The National Trust’s largest “in hand” lowland arable and livestock farm is set to become organic.

wimpole-farm national trust 
The National Trust has opted to go organic on its Wimpole Estate in Cambridgeshire.

Conversion of the 450ha (1200-acre) Wimpole Home Farm in Cambridgeshire is under way, with the first organic crop due to be harvested in 2011, the Trust said.

Full organic conversion of the farm could take up to seven years, it added.

Richard Morris, Wimpole Home Farm manager, said the Trust’s agricultural policy encouraged organic conversion as it believed it was a more sustainable way to farm.

About 7% of farms on the Trust’s land is registered as organic, compared to a national average of 4%, he said.

“We are in a much better position to encourage organic production if we can demonstrate the methods ourselves and assess whether they offer viable financial and environmental returns.

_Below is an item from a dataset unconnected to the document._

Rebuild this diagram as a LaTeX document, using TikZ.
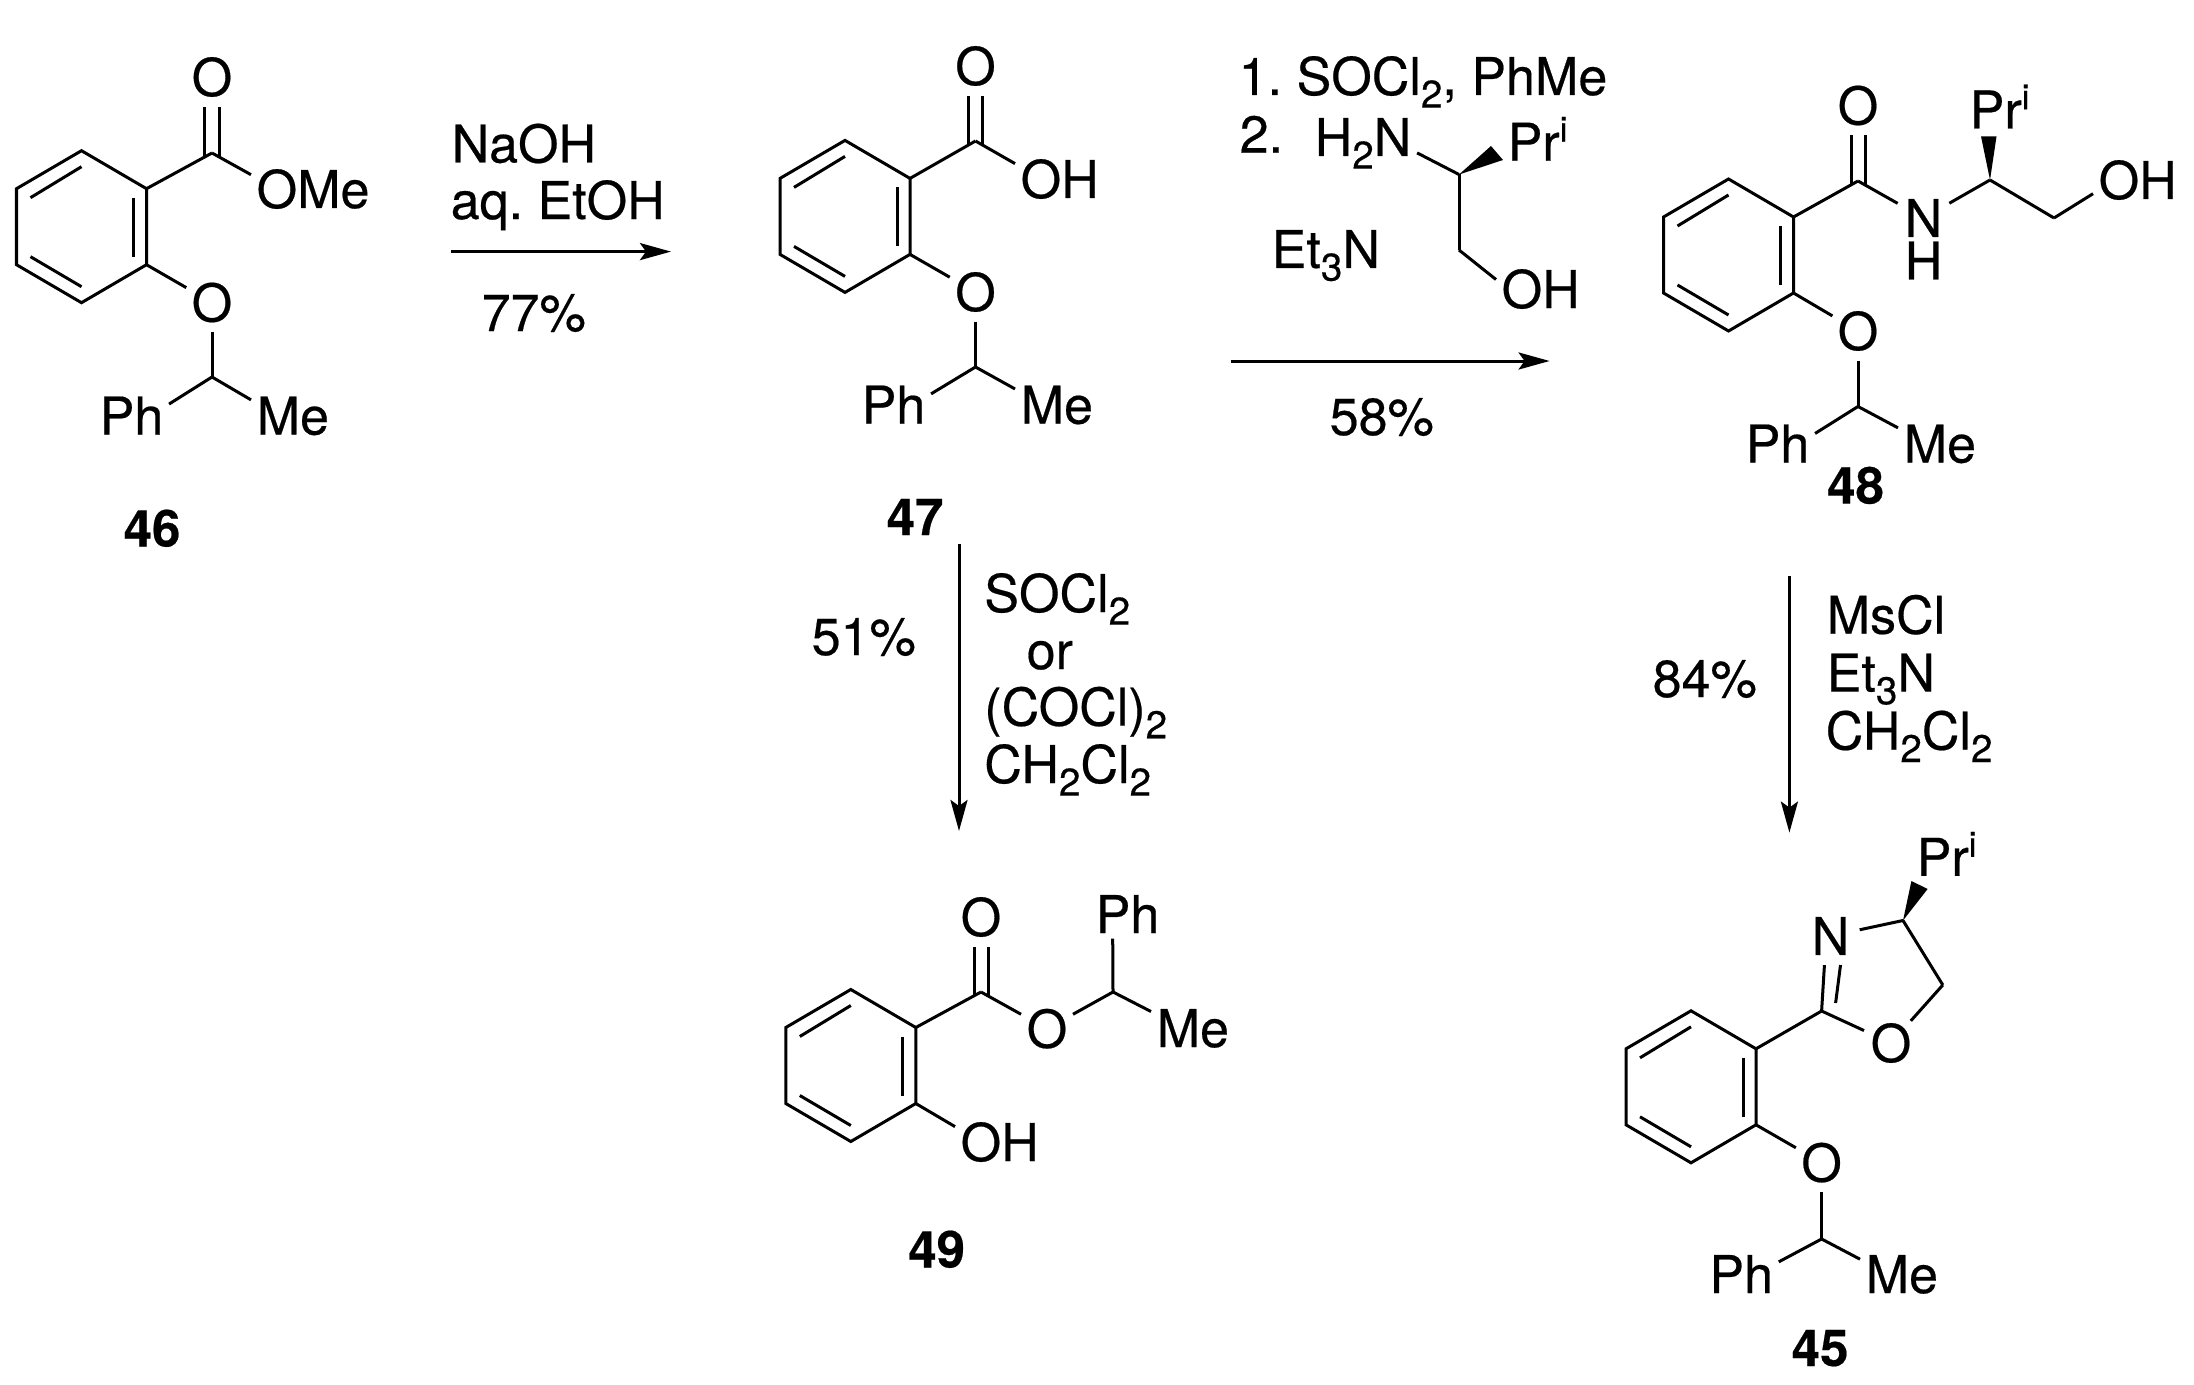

“Conversion of this relatively productive farm will really see if we can move away from reliance on artificial fertilisers and so reduce our carbon footprint but still remain sufficiently productive.”

Mr Morris said organic conversion would be phased over four years, after which organic wheat, beans, oats and barley would be grown in rotation.

Alison Smyth, National Trust regional farming advisor, said initial set-up costs would be offset by the removal of escalating input costs, such as fertiliser and pesticides.

“Input costs have risen by 30% and it’s a big bill we will no longer have to pay.

“Organic crop yields are lower, but the grain price achieved is higher. There are also grants available for organic farming conversion which will ease the pain of the first four years when our crop production will be limited.”